In European patent prosecution, a patent that claims a feature that is not clearly  and unambiguously based on the original disclosure is caught in a trap and is irretrievably invalid. The trap is this: the patent must be amended to excise the added subject matter, but to do so would broaden the claims, which is not permitted, so the patent must be revoked. The German Federal Supreme Court has now ruled that there can be an escape route from the trap.

In its decision Winkelmesseinrichtung (Xa ZB 14/09), the Supreme Court has ruled that the newly added feature may remain in the claim if it serves to specify (restrict or limit) a feature disclosed as part of the invention in the original application. The escape route does not apply to a feature relating to a newly introduced technical aspect (i.e. a technical aspect not disclosed as part of the invention in the original application) notwithstanding that it restricts the scope of the claim. The question of whether an added feature renders a claim invalid depends on whether the feature results in a different invention than the one originally disclosed (a so-called aliud).
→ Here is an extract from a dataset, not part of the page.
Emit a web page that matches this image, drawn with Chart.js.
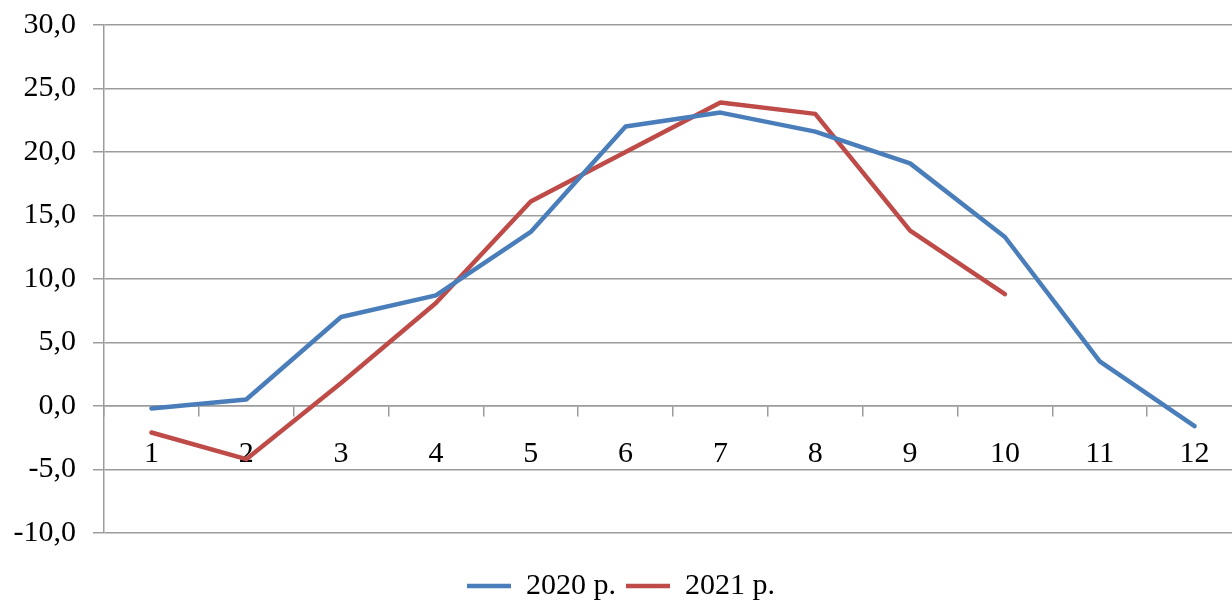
<!DOCTYPE html>
<html>
<head>
<meta charset="utf-8">
<script src="https://cdn.jsdelivr.net/npm/chart.js@4/dist/chart.umd.min.js"></script>
<style>
  html, body { margin: 0; padding: 0; background: #ffffff; overflow: hidden; }
  #wrap { width: 1262px; height: 601px; }
</style>
</head>
<body>
<div id="wrap"><canvas id="chart" width="1262" height="601"></canvas></div>
<script>
// Month numbers along the category axis
const months = ['1', '2', '3', '4', '5', '6', '7', '8', '9', '10', '11', '12'];
// Monthly values, 2020
const values2020 = [-0.2, 0.5, 7.0, 8.7, 13.7, 22.0, 23.1, 21.6, 19.1, 13.3, 3.5, -1.6];
// Monthly values, 2021 (data up to October)
const values2021 = [-2.1, -4.2, 1.8, 8.1, 16.1, 20.0, 23.9, 23.0, 13.8, 8.8, null, null];
// Value axis range and step
const yMin = -10, yMax = 30, yStep = 5;
const seriesNames = ['2020 р.', '2021 р.'];

const FONT = '"Liberation Serif", "Times New Roman", serif';
const GRID = '#9c9c9c';
const FONT_SIZE = 30;

Chart.defaults.font.family = FONT;
Chart.defaults.color = '#000000';

function lineSeries(label, data, color) {
  return {
    label: label,
    data: data,
    borderColor: color,
    backgroundColor: color,
    borderWidth: 4.5,
    pointRadius: 0,
    pointStyle: 'line',
    tension: 0,
    borderCapStyle: 'round',
    borderJoinStyle: 'round',
    spanGaps: false
  };
}

new Chart(document.getElementById('chart'), {
  type: 'line',
  data: {
    labels: months,
    datasets: [
      lineSeries(seriesNames[0], values2020, '#4a7ebb'),
      lineSeries(seriesNames[1], values2021, '#be4b48')
    ]
  },
  options: {
    responsive: false,
    animation: false,
    devicePixelRatio: 1,
    layout: { padding: { top: 25, left: 0, right: 20, bottom: -10 } },
    plugins: {
      tooltip: { enabled: false },
      legend: {
        position: 'bottom',
        title: { display: true, text: '', font: { size: 1 }, padding: { top: 27, bottom: 0 } },
        labels: {
          usePointStyle: true,
          pointStyleWidth: 44,
          boxHeight: 4,
          padding: 10,
          color: '#000000',
          font: { family: FONT, size: FONT_SIZE }
        }
      }
    },
    scales: {
      x: {
        type: 'category',
        position: { y: 0 },
        offset: true,
        grid: {
          display: true,
          offset: true,
          drawOnChartArea: false,
          drawTicks: true,
          tickLength: 10,
          color: GRID,
          lineWidth: 1.5
        },
        border: { display: true, color: GRID, width: 1.5 },
        ticks: {
          padding: 20,
          maxRotation: 0,
          autoSkip: false,
          color: '#000000',
          font: { family: FONT, size: FONT_SIZE }
        }
      },
      y: {
        position: 'left',
        min: yMin,
        max: yMax,
        afterFit(scale) { scale.width = 104; },
        grid: {
          color: GRID,
          lineWidth: 1.5,
          drawTicks: true,
          tickLength: 11
        },
        border: { display: true, color: GRID, width: 1.5 },
        ticks: {
          stepSize: yStep,
          padding: 17,
          color: '#000000',
          font: { family: FONT, size: FONT_SIZE, lineHeight: 0.5 },
          callback: (v) => v.toFixed(1).replace('.', ',')
        }
      }
    }
  }
});
</script>
</body>
</html>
The case in question did not benefit from the escape route. The invention related to an angle measuring device comprising a housing with an opening and a clearance for receiving the sheath of a cable. According to the original application, the clearance was arranged within the housing.  However, the amended claims instead recited that the clearance was arranged within the opening (of the housing).  The BGH indicated that this was considered more than a "mere specification" of a feature disclosed in the original application.  It was an unallowable "aliud". (The BGH referred the case back to the Patents Court).

Had the amendment consisted in adding the feature that the clearance was arranged within the housing adjacent the opening, for example, it would probably have been considered a "mere specification" of a feature disclosed in the original application.  However, the amendment added a new aspect, viz. a clearance potentially outside the housing.

Of course even if the added feature can remain in the claim, no rights may be derived from it, e.g. it cannot be used to distinguish from the prior art.

The decision deviates from the current approach by the EPO as laid down in the decision Enlarged Board of Appeal decision G 1/93.

According to that decision an undisclosed added feature does not lead to revocation of the patent only if the feature restricts the scope of the claims and makes no technical contribution to the claimed invention.  Thus, in the above example, if the arrangement of the clearance within the housing adjacent the opening made any technical contribution, the amendment would not be allowable under EPO practice.

Comment

In European patent prosecution applicants must be careful not to add features to the claims that find no clear and unambiguous basis in the application as originally filed.  It is all too easy to inadvertently add matter when amending claims.  The EPO is very strict on this point.  Now the BGH confirms that the more practical approach hitherto applied in courts in Germany shall apply.  This is good for patent owners litigating in Germany.